It's definitely a good watch. It's sub-six minutes and there's no speaking. It's carried by the excellent score and Percy's expressive acting.
Spoilers lol
Here's my interpretation. I agree with other posters that the film is about grief. Percy is credited as Son and Ryan Blakely as Father.
The son is grieving his father who recently passed. He’s very much into the grieving process and unable to move on. The house is probably his father’s, and he hasn’t even begun to go through the items. He’s keeping everything pristine and as his father had it, because he can’t fathom having to sell the house or go through the estate.
He’s holding onto the memories as best he can, but even those are starting to falter. The son’s father’s favourite chair is haunted by a nondescript version of himself. Or perhaps that’s where he found his father dead and it’s a coroner’s sheet over him.
The son sits at the dining room table where he had cherished meals, but the memories are tainted and infested. His favourite sandwich, simply turkey and mayo, is infested with bugs. He loved those times he ate turkey sandwiches with his father, but his death crawls into those memories and ruins them. They turn a happy memory into sadness.
Time seems to drag on while he sits with his memories, nothing really happens. All he can do is let time pass.
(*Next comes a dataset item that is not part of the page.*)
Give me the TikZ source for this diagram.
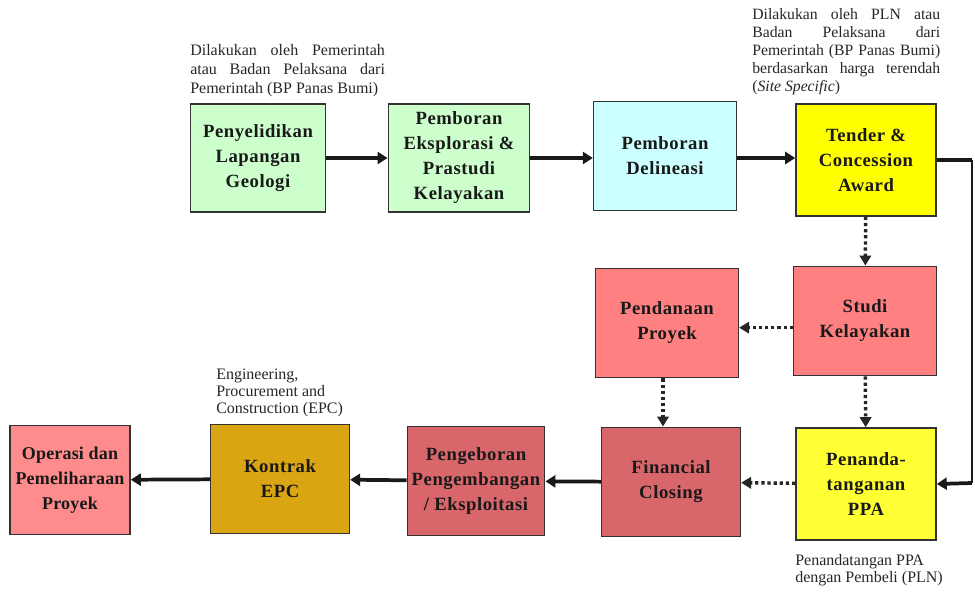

Then it’s time for bed, and he rushes to get under the covers so that he can dream, because that’s the only place that feels real enough and isn’t tainted by decay. He falls asleep safely in his father’s arms and it’s the first time we see him relax AND allows himself to cry.
Percy is an incredible actor, even when he doesn’t have any lines. He deserves the accolades he’s received and all the work he’s gotten.